Unlike the Dallas Opera’s approach, some revivals are completely updated (you might say “upended”), almost to the point of absurdity. The critic Zachery Woolfe, writing in the New York Times, incredulously describes the appearance of the character Bacchus in Calixto Bieito’s production of Rameau’s Platée at the Stuttgart Opera as “…an immensely large, nearly naked woman — so large that my first thought was that her enormous breasts were prostheses.… (and) the chorus stood around her and caressed her, rubbing her breasts as they invoked the god in song.”

Well, there will be none of that tomfoolery here. As his many fans know, Music Director, and the energy behind the Orchestra of New Spain, Grover Wilkins is all about historical accuracy in performance practices. He has assembled a mixed Spanish and Argentinean production team that will recreate the style, gesture, and dance of the original. The production will star the outstanding Mexican mezzo-soprano, Carla López Speziale, and feature Spanish dancers Jaime Puente and Yolanda Granado Requena. Stage Director Gustavo Tambascio, has built an international reputation in the rarified field of Baroque opera with critically acclaimed productions in Madrid, Naples, and Sevilla. Needless to say, the elaborate period costumes and sets commissioned for this production will be meticulously true to historical detail.

Chariot of Jupiter rendering for show.
Chariot of Jupiter rendering for show.

The Orchestra of New Spain is already well known for playing on Baroque instruments, which are very different from their modern day cousins. The score calls for a smallish orchestra: two violins, a cello and a bass, a harp, a teorbo (bass guitar), drums, a trumpet, and, of course, castanets. “And a thunder machine,” added Wilkins with a sly grin.

Wilkins first encountered one act of the zarzuela in 1989 when he was digging around in the archives of the National Opera in Madrid. “Some time later, I met the scholar Gordon Hart, who had translated the text and transcribed the music. In 2007, we presented some selections of the score at the San Isidro Museum in Madrid and, in 2008, at the Meadows School of Music in Dallas. In cooperation with the Texas Camarata (another original instruments group), we presented it at the Modern Art Museum in Fort Worth. Now,” he said with obvious pride, “we will see the entire production, much as it would have been seen in 1640s.”

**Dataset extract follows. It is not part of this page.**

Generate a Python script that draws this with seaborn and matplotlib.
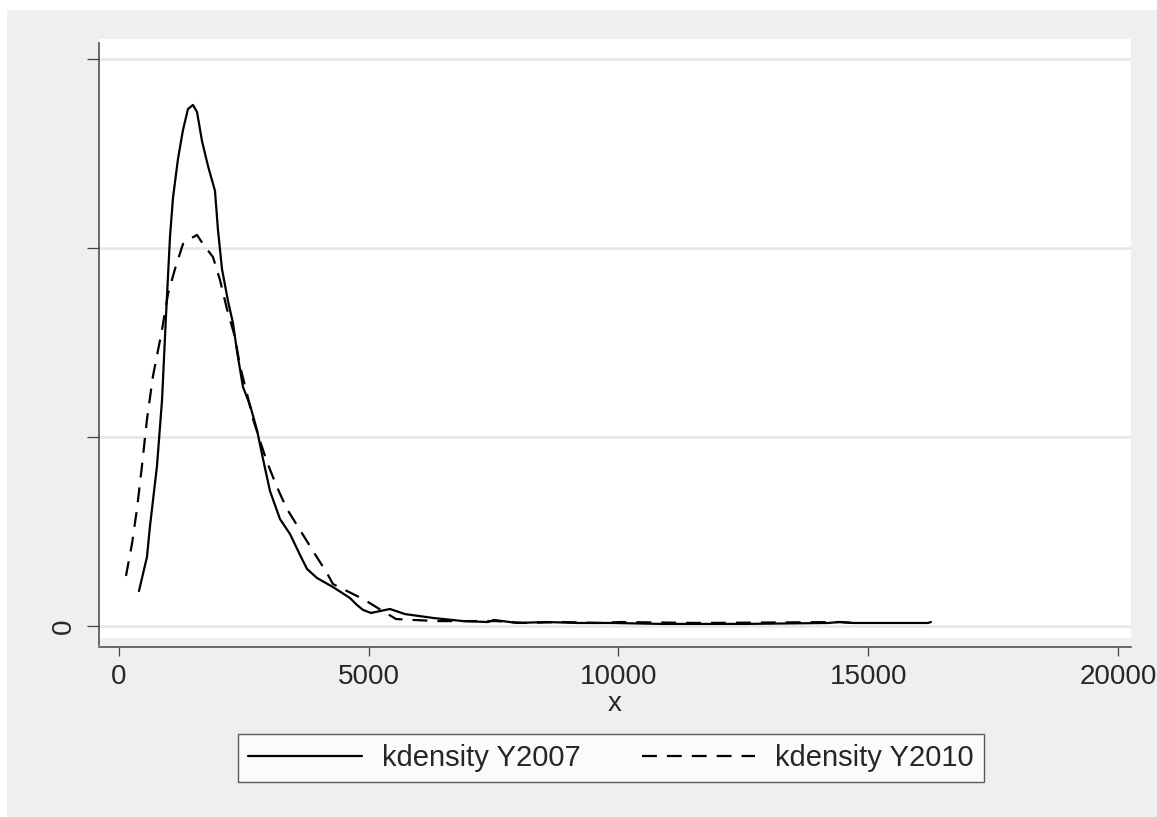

Due to the limitations of the City Performance Hall as a theatrical venue, there is no fly space for one thing; the sets will all be made of painted drops. They are newly made from preserved drawings of set designs of the era. The costumes are also based on historical drawings and are being built by the Dallas Costume Shop.

Wilkins will have almost a month of rehearsals. “I realize that this sounds luxurious for an opera like (Puccini’s) La Bohème, but our singers have to learn a completely different way of acting and singing. They have to get in the Baroque groove,” he said.

He doesn’t have that problem with his orchestra. “The original instrument movement started decades ago, so most orchestral players have some acquaintance with Baroque performance practices. They may not have Baroque instruments, but they get the style. Of course, my players all have accurately reproduced instruments and we have worked together for years,” he said.

“We have lost something by our constant updating,” said Wilkins. “If you go back to the source and do this music like it was originally done, it is more convincing and more integrated than any modern version.”

As Woolfe summarizes in his afore-mentioned and excellent article on the subject, authentic Baroque performances of opera are “…far enough from the way opera is done today to be mesmerizing.”